The present is never just the present. It’s stuffed with the kind of matter poets are designed to separate and lay out for public viewing. In this way, poets can offer a correction: they can take what’s been put before us and plough through it right back to its source, or sources. And they can do it on terms and by means they set themselves. This makes for exciting and exceedingly relevant reading. The Best Canadian Poetry in English 2014 contains one offering by a recently deceased mainstay of Canadian letters. Elizabeth Brewster’s poem ‘If I should meet myself…’ was originally printed in the very first edition of The Fiddlehead, in 1945. It was reprinted in the magazine in 2013 in tribute to its author. The poem asks a question we could all apply to ourselves, and that we might also apply to our collective literary efforts: ‘If I should meet myself / ten years or twenty from today / would I still know myself / or turn unrecognised away?’ Implicit in Brewster’s quaintly rhyming question, which is pretending to be more playful than it is, is whether we would care to know ourselves? Whether we should care? Will we be deserving of recognition by our own selves in the future?

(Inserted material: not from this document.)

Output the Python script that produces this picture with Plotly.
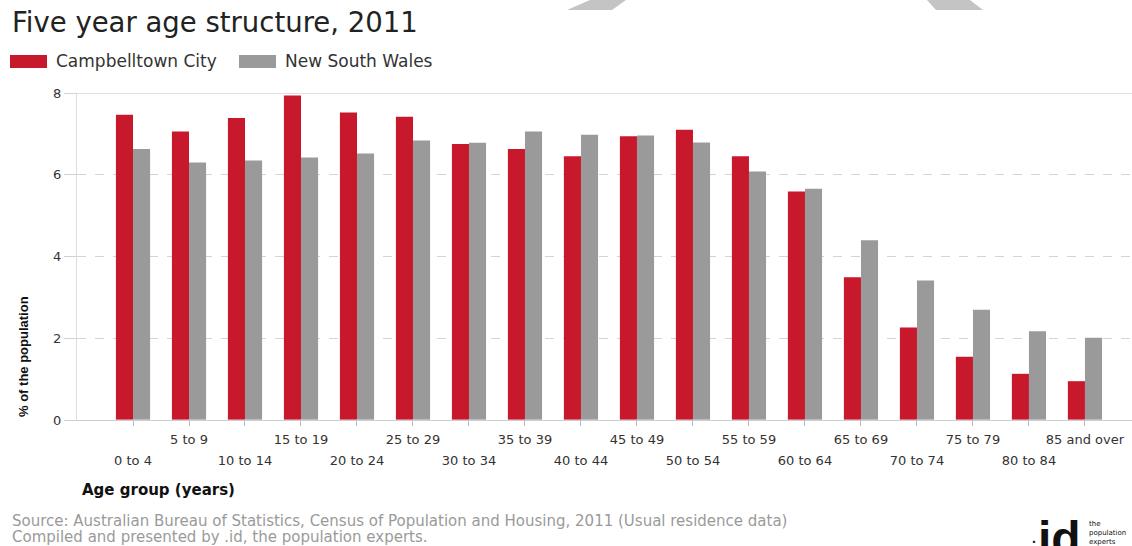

Our Canadian poets, I’d wager – and I have a hunch Brewster might agree – will indeed. As they prove in the poems, they are striding into the heart of what is, or what could be, our collective, civic conversation. They have the potential to set a tone: to deepen, enliven and heighten that discourse. They’re fierce, intelligent and funny, inventive and deeply engaged. They believe in the worth of their enterprise. They answer to no corporate entity or boss. They answer to us, their readers, and to themselves, their own internal voices, and to that voice Bringhurst insists every true poet must be attuned to: the world itself. This year’s poems peel back the surface of what’s going on around us, what has gone on, what’s happening in and to our nation, our society, our culture and ourselves. In so doing, they insist upon their own necessity.